[proofplan]
We must show $g \circ f$ is [differentiable](/page/Derivative) at $a$ with derivative $\beta \circ \alpha$, where $\alpha = Df_a$ and $\beta = Dg_b$. We substitute the differentiability expansions for $f$ and $g$, set $k = f(a + h) - f(a)$, and expand $g(b + k)$ to isolate the linear term $(\beta \circ \alpha)(h)$. The proof reduces to showing the two remaining error terms are $o(|h|)$: one uses the [Lipschitz bound](/theorems/321) on $\beta$, and the other uses the bound $|k| = O(|h|)$ from [continuity](/page/Continuity) of $f$.
[/proofplan]
[step:Write out the differentiability expansions and substitute]
Write $b = f(a)$, $\alpha = Df_a \in \mathcal{L}(\mathbb{R}^m, \mathbb{R}^n)$, $\beta = Dg_b \in \mathcal{L}(\mathbb{R}^n, \mathbb{R}^p)$. By [differentiability](/page/Derivative):
\begin{align*}
f(a + h) &= f(a) + \alpha(h) + |h|\varepsilon_1(h), \\
g(b + k) &= g(b) + \beta(k) + |k|\varepsilon_2(k),
\end{align*}
where $\varepsilon_1(h) \to \mathbf{0}$ as $h \to \mathbf{0}$ and $\varepsilon_2(k) \to \mathbf{0}$ as $k \to \mathbf{0}$. Set $k = f(a + h) - f(a) = \alpha(h) + |h|\varepsilon_1(h)$. Then:
\begin{align*}
(g \circ f)(a + h) - (g \circ f)(a) &= \beta(k) + |k|\varepsilon_2(k) \\
&= \beta\bigl(\alpha(h) + |h|\varepsilon_1(h)\bigr) + |k|\varepsilon_2(k) \\
&= (\beta \circ \alpha)(h) + |h|\beta(\varepsilon_1(h)) + |k|\varepsilon_2(k),
\end{align*}
where the last line uses linearity of $\beta$.
[/step]
[step:Show the error term $|h|\beta(\varepsilon_1(h))$ is $o(|h|)$]
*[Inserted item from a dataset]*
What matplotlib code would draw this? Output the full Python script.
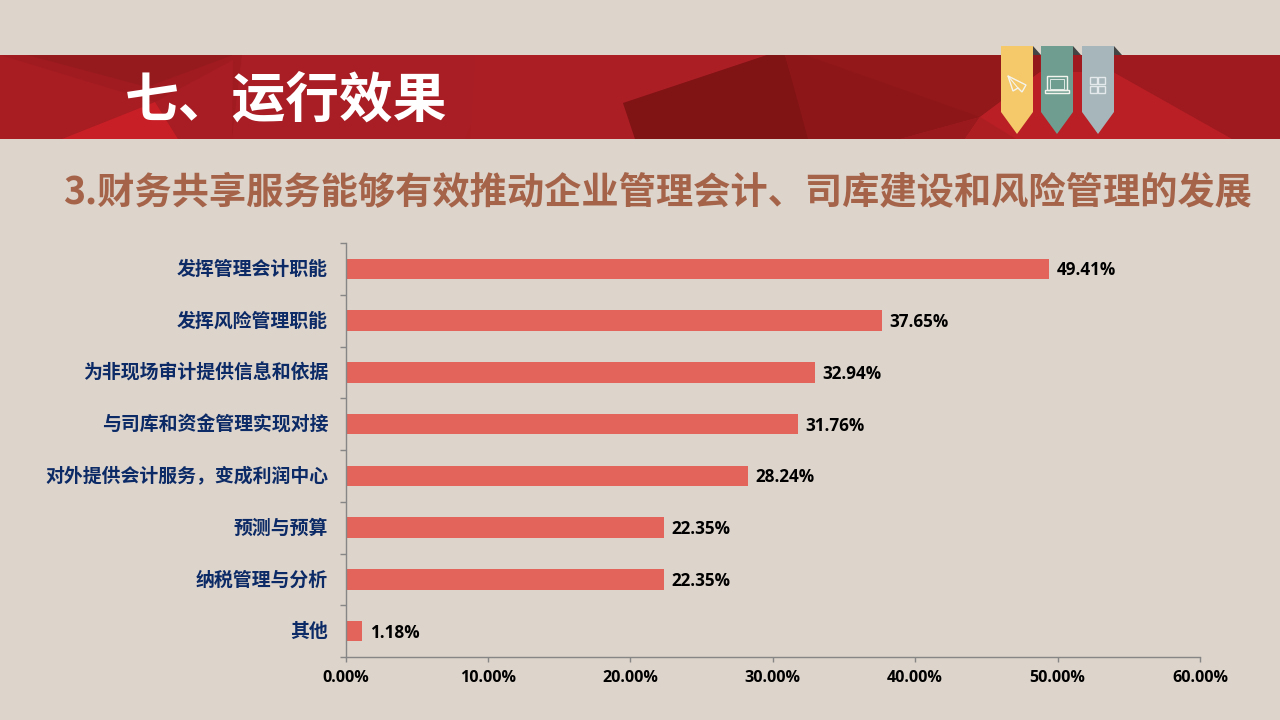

By the [Lipschitz bound for linear maps](/theorems/321) applied to $\beta$:
\begin{align*}
\bigl||h|\beta(\varepsilon_1(h))\bigr| \leq |h| \cdot \|\beta\| \cdot |\varepsilon_1(h)|.
\end{align*}
Since $|\varepsilon_1(h)| \to 0$ as $h \to \mathbf{0}$, this is $|h| \cdot o(1) = o(|h|)$.
[/step]
[step:Show the error term $|k|\varepsilon_2(k)$ is $o(|h|)$]
First bound $|k|$. By the triangle inequality and the [Lipschitz bound](/theorems/321):
\begin{align*}
|k| = |\alpha(h) + |h|\varepsilon_1(h)| \leq \|\alpha\| \cdot |h| + |h| \cdot |\varepsilon_1(h)| = |h|\bigl(\|\alpha\| + |\varepsilon_1(h)|\bigr).
\end{align*}
As $h \to \mathbf{0}$, the bound gives $|k| \to 0$, so $k \to \mathbf{0}$, which means $\varepsilon_2(k) \to \mathbf{0}$. Therefore:
\begin{align*}
||k|\varepsilon_2(k)| \leq |h|\bigl(\|\alpha\| + |\varepsilon_1(h)|\bigr) \cdot |\varepsilon_2(k)| = |h| \cdot o(1).
\end{align*}
[guided]
The key question is: why does $\varepsilon_2(k) \to \mathbf{0}$ as $h \to \mathbf{0}$? The error function $\varepsilon_2$ satisfies $\varepsilon_2(k) \to \mathbf{0}$ as $k \to \mathbf{0}$, so we need $k \to \mathbf{0}$.
We have $k = \alpha(h) + |h|\varepsilon_1(h)$. The triangle inequality and the [Lipschitz bound](/theorems/321) give $|k| \leq \|\alpha\| \cdot |h| + |h| \cdot |\varepsilon_1(h)| = |h|(\|\alpha\| + |\varepsilon_1(h)|)$. As $h \to \mathbf{0}$, $|\varepsilon_1(h)| \to 0$, so $|k| \leq |h|(\|\alpha\| + o(1)) \to 0$.
This is precisely where [Differentiability Implies Continuity](/theorems/322) enters: $k = f(a + h) - f(a) \to \mathbf{0}$ as $h \to \mathbf{0}$ because differentiable functions are continuous.
The bound also shows $|k| = O(|h|)$: there exists a constant $C = \|\alpha\| + 1$ (valid for $|h|$ small enough) with $|k| \leq C|h|$.
Combining: $|k| \cdot |\varepsilon_2(k)| \leq C|h| \cdot |\varepsilon_2(k)| = O(|h|) \cdot o(1) = o(|h|)$, which is what we needed to show.
[/guided]
[/step]
[step:Combine the estimates to conclude differentiability]
From the preceding steps:
\begin{align*}
(g \circ f)(a + h) - (g \circ f)(a) = (\beta \circ \alpha)(h) + |h|\varepsilon_3(h),
\end{align*}
where $\varepsilon_3(h) \to \mathbf{0}$ as $h \to \mathbf{0}$ (absorbing both error terms). The map $\beta \circ \alpha \in \mathcal{L}(\mathbb{R}^m, \mathbb{R}^p)$ is linear, so $g \circ f$ is [differentiable](/page/Derivative) at $a$ with $D(g \circ f)_a = Dg_{f(a)} \circ Df_a$.
[/step]